In mijn vorige blog schreef ik over de discussie rondom de Nederlandse Franchise Code en mijn visie op het gebruik van een communicatieprotocol voorafgaand aan het sluiten van een franchiseovereenkomst. Voor het (nogmaals) lezen van mijn vorige blog, klik hier.

Een recente uitspraak van de rechtbank Oost-Brabant (ECLI:NL:RBOBR:2016:3752) laat zien dat een dergelijk communicatieprotocol uitkomst zou kunnen bieden ter voorkoming van geschillen die na het sluiten van de franchiseovereenkomst ontstaan. Wat speelde er voor de Brabantse rechter? Tussen franchisegever en franchisenemer was een franchiseovereenkomst tot stand gekomen uit hoofde waarvan franchisenemer bevoegd was om een Nu Wonen vestiging in Eindhoven te exploiteren. Franchisenemer kwam echter uit een geheel andere branche en had zodoende geen enkele opleiding op het gebied van bemiddeling bij verhuur van onroerende zaken noch enige relevante ervaring op dat gebied. Franchisegever was hiervan op de hoogte. Beide partijen zijn ondanks dit gegeven een overeenkomst met elkaar aangegaan zonder stil te staan bij de wijze waarop de franchisenemer in de eerste periode extra sturing en ondersteuning nodig zou hebben om zijn business op te starten. Al direct in de eerste maanden na aanvang van de samenwerking werd duidelijk dat de franchisenemer onvoldoende ervaring had om op korte termijn een succesvolle franchiseonderneming op te zetten.
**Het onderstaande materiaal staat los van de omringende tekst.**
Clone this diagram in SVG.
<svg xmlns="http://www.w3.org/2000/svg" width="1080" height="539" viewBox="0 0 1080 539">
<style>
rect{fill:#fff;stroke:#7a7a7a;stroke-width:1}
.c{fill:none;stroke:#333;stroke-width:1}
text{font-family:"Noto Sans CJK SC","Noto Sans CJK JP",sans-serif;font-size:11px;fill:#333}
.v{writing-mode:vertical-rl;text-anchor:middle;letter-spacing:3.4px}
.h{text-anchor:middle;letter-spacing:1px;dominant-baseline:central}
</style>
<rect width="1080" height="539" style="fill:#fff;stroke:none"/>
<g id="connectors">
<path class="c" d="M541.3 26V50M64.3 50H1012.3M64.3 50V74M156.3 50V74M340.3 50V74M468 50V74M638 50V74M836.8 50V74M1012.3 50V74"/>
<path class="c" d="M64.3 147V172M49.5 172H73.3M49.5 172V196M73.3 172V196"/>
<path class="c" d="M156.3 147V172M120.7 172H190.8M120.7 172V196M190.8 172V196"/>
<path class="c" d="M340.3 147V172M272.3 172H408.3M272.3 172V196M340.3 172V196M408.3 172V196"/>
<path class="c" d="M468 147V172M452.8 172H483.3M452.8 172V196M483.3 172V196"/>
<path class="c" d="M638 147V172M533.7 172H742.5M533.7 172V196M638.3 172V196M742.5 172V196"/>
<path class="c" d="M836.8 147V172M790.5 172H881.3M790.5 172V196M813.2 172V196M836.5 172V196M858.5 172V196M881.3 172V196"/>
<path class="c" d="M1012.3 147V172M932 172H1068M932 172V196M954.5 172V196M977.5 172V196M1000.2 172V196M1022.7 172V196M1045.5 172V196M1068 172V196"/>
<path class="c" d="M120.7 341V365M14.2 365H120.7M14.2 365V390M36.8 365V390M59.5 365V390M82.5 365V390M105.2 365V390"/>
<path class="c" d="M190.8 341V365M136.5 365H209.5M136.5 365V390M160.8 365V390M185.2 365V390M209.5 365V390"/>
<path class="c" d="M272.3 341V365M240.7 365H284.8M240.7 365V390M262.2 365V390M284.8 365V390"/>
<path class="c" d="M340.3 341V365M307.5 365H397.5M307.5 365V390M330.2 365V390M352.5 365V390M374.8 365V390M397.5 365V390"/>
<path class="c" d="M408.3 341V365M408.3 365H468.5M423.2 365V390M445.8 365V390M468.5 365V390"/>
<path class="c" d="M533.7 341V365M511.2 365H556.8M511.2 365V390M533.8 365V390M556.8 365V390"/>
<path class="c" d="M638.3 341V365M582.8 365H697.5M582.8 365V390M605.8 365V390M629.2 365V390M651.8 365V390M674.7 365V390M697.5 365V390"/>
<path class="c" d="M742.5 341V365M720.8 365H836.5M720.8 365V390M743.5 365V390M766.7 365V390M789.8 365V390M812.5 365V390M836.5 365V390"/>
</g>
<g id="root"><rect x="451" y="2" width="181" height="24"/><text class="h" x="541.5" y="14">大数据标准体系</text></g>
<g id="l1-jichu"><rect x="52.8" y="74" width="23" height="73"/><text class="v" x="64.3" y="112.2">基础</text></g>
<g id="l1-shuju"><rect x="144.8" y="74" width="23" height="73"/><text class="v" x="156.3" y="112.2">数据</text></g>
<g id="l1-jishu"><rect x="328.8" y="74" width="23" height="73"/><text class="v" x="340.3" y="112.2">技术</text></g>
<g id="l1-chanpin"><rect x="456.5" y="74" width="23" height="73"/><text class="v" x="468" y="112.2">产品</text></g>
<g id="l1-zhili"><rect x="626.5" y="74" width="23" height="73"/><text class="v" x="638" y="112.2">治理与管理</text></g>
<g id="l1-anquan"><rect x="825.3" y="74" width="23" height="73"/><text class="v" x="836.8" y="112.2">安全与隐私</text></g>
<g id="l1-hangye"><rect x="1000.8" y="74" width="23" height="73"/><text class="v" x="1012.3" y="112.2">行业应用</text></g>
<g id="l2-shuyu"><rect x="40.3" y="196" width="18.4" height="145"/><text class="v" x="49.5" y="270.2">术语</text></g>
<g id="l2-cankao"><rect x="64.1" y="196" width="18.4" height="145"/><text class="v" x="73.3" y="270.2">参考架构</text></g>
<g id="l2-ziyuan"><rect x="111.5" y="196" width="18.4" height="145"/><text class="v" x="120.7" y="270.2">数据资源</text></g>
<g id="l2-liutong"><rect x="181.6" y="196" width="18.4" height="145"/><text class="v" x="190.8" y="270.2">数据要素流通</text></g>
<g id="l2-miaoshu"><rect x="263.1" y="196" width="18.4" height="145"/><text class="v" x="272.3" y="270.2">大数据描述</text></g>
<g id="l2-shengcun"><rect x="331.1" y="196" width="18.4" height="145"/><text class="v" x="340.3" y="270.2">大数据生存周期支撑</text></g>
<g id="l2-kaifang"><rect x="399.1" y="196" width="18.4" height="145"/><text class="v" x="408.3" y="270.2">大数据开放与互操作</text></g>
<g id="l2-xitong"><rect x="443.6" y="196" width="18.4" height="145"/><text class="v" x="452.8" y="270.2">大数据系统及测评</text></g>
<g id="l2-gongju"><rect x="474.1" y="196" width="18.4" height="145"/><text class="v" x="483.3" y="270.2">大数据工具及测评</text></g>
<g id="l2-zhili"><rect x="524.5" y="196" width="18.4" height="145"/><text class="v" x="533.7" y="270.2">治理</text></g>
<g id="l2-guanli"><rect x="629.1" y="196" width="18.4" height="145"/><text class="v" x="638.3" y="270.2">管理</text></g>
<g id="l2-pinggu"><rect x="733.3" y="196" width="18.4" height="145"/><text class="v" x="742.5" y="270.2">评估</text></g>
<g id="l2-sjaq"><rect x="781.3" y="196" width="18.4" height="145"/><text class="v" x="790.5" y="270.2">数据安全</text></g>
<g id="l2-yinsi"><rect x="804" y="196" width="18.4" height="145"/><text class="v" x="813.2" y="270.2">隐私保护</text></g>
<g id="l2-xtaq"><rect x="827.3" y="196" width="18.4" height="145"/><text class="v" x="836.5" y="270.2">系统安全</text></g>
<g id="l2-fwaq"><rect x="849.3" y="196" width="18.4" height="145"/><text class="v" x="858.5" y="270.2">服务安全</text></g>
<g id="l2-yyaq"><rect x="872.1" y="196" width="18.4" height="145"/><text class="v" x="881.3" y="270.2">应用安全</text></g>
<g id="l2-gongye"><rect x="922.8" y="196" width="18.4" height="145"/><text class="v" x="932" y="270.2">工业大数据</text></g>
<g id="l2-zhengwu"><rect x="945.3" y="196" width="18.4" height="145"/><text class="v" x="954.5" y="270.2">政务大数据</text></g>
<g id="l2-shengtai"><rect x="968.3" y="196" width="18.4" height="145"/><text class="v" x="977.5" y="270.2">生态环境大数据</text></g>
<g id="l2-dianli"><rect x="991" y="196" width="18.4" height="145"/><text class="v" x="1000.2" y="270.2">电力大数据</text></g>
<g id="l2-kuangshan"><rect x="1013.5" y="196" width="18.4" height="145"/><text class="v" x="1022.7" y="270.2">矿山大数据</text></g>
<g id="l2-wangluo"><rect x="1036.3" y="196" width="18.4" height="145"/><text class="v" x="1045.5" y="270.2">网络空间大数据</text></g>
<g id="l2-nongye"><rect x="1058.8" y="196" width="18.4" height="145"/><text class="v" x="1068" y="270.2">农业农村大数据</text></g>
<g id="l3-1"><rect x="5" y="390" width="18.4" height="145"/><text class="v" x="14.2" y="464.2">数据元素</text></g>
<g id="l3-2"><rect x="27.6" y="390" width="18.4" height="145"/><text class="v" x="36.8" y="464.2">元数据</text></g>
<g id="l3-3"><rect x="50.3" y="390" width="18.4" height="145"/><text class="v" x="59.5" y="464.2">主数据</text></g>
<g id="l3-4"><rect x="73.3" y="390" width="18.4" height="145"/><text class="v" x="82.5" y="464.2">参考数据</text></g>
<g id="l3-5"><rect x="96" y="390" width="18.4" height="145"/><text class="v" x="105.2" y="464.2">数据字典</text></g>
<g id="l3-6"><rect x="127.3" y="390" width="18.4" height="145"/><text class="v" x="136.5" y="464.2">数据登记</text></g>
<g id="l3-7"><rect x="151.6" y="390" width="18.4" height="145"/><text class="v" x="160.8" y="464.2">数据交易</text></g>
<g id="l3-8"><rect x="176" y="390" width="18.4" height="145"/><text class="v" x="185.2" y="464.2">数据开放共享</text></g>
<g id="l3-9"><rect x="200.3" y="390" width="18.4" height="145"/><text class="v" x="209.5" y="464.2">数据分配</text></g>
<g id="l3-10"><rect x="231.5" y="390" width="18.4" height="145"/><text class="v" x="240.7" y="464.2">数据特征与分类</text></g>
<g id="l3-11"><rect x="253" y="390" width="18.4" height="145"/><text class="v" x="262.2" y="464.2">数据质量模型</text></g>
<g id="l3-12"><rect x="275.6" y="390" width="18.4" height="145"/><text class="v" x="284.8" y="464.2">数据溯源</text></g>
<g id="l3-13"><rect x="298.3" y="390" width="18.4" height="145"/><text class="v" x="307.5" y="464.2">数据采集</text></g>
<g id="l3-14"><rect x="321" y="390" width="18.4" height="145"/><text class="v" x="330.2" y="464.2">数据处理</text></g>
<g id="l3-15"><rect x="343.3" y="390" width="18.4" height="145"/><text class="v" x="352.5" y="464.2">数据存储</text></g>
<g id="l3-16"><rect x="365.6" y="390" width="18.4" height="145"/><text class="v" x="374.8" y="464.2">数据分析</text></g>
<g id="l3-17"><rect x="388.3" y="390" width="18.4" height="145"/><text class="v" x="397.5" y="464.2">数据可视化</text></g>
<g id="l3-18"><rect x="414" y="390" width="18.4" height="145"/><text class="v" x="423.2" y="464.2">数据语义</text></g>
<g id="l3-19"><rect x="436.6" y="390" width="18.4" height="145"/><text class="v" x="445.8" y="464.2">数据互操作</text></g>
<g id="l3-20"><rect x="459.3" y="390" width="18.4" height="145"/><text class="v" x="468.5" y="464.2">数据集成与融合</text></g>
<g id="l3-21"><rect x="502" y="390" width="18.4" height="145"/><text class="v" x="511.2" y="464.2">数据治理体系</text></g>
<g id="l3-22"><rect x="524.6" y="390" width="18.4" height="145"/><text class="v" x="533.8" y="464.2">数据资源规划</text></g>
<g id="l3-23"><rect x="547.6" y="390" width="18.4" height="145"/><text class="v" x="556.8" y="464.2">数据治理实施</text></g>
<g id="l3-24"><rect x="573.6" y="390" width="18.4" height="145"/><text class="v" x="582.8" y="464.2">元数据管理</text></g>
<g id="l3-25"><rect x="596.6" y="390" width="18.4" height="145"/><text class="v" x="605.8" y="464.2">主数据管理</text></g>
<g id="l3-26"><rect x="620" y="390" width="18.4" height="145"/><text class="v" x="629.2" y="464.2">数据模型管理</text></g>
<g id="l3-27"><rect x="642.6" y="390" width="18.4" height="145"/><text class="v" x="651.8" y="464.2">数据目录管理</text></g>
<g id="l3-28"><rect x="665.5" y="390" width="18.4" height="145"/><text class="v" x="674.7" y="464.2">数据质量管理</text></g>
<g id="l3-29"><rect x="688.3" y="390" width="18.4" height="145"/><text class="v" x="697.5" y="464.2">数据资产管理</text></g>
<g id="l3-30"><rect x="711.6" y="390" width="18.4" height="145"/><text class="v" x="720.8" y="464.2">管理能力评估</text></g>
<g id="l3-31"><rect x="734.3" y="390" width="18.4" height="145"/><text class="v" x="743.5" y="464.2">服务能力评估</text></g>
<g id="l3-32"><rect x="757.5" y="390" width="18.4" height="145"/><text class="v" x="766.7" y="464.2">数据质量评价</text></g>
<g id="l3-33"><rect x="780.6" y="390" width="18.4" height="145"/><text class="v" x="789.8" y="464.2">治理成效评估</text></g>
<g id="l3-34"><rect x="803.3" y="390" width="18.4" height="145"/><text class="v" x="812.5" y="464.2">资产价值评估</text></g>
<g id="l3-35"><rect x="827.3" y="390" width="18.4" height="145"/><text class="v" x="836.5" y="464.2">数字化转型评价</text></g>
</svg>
Franchisegever spande vervolgens een procedure aan jegens franchisenemer waarin zij o.a. misgelopen franchisefees, schadevergoeding en contractuele boetes wegens niet-nakoming vorderde. Franchisenemer stelde een aantal tegenvorderingen in, waaronder vergoeding van gemaakte kosten en gederfde winst. De onderbouwing van de vorderingen van zowel franchisegever als franchisenemer laat zien dat beide partijen een andere voorstelling van zaken hadden bij het aangaan van de franchiseovereenkomst. De vraag is vervolgens: wie is verantwoordelijk voor de gevolgen? De rechter komt tot het volgende oordeel: de door partijen als gevolg van het mislukken van hun samenwerking geleden schade is een gevolg van omstandigheden die aan beide partijen kunnen worden toegerekend, zodat die schade op de voet van artikel 6:101 BW (eigen schuld) over partijen verdeeld moet worden. De rechter komt vervolgens na de afweging van alle belangen tot de conclusie dat ieder van de partijen de eigen schade draagt.
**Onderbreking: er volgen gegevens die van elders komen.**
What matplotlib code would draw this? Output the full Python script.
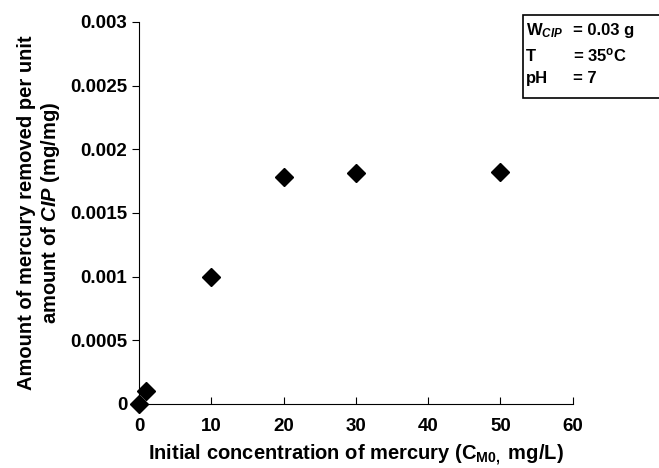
import matplotlib.pyplot as plt
from matplotlib.patches import Rectangle

plt.rcParams['font.family'] = 'Liberation Sans'
plt.rcParams['font.weight'] = 'bold'
plt.rcParams['mathtext.fontset'] = 'custom'
plt.rcParams['mathtext.rm'] = 'Liberation Sans:bold'
plt.rcParams['mathtext.bf'] = 'Liberation Sans:bold'
plt.rcParams['mathtext.it'] = 'Liberation Sans:italic:bold'
plt.rcParams['mathtext.bfit'] = 'Liberation Sans:italic:bold'

# Datos
conc = [0, 1, 10, 20, 30, 50]
removed = [0.0, 0.0001, 0.001, 0.00178, 0.00181, 0.00182]
xticks = [0, 10, 20, 30, 40, 50, 60]
yticks = [0, 0.0005, 0.001, 0.0015, 0.002, 0.0025, 0.003]
ytick_labels = ['0', '0.0005', '0.001', '0.0015', '0.002', '0.0025', '0.003']

fig = plt.figure(figsize=(6.59, 4.68), dpi=100)
ax = fig.add_axes([0.211, 0.137, 0.658, 0.816])

ax.plot(conc, removed, linestyle='none', marker='D', color='black', markersize=9, clip_on=False, zorder=5)

ax.set_xlim(0, 60)
ax.set_ylim(0, 0.003)
ax.set_xticks(xticks)
ax.set_yticks(yticks)
ax.set_yticklabels(ytick_labels)
ax.tick_params(axis='x', direction='in', length=5, labelsize=13.5, pad=10)
ax.tick_params(axis='y', direction='out', length=5, labelsize=13.5)
for lbl in ax.get_xticklabels() + ax.get_yticklabels():
    lbl.set_fontweight('bold')

ax.spines['top'].set_visible(False)
ax.spines['right'].set_visible(False)

ax.set_xlabel(r'Initial concentration of mercury (C$_{\mathrm{M0,}}$ mg/L)', fontsize=14.5, fontweight='bold', labelpad=6)
ax.set_ylabel('Amount of mercury removed per unit\n' + r'amount of $\mathit{CIP}$ (mg/mg)',
              fontsize=14.5, fontweight='bold', labelpad=6, linespacing=1.15)

# Cuadro de condiciones
fig.patches.append(Rectangle((523 / 659, 1 - 98 / 468), 0.3, 83 / 468, transform=fig.transFigure,
                             facecolor='white', edgecolor='black', linewidth=1.2))
rows = [(r'W$_{\mathit{CIP}}$', '= 0.03 g', 35),
        ('T', r'= 35$^{\mathrm{o}}$C', 61),
        ('pH', '= 7', 83)]
for left, right, ypix in rows:
    fig.text(526 / 659, 1 - ypix / 468, left, fontsize=12, fontweight='bold', ha='left', va='baseline')
    fig.text(573 / 659, 1 - ypix / 468, right, fontsize=12, fontweight='bold', ha='left', va='baseline')

fig.savefig('out.png', dpi=100)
De uitspraak van de rechtbank Oost-Brabant laat maar weer eens zien dat het gevolg van verkeerde verwachtingen over en weer (al dan niet terecht) aanzienlijke financiële gevolgen met zich mee kan brengen. Gevolgen die uiteindelijk – zo blijkt uit het oordeel van de rechtbank – zowel voor rekening van franchisegever als van franchisenemer komen.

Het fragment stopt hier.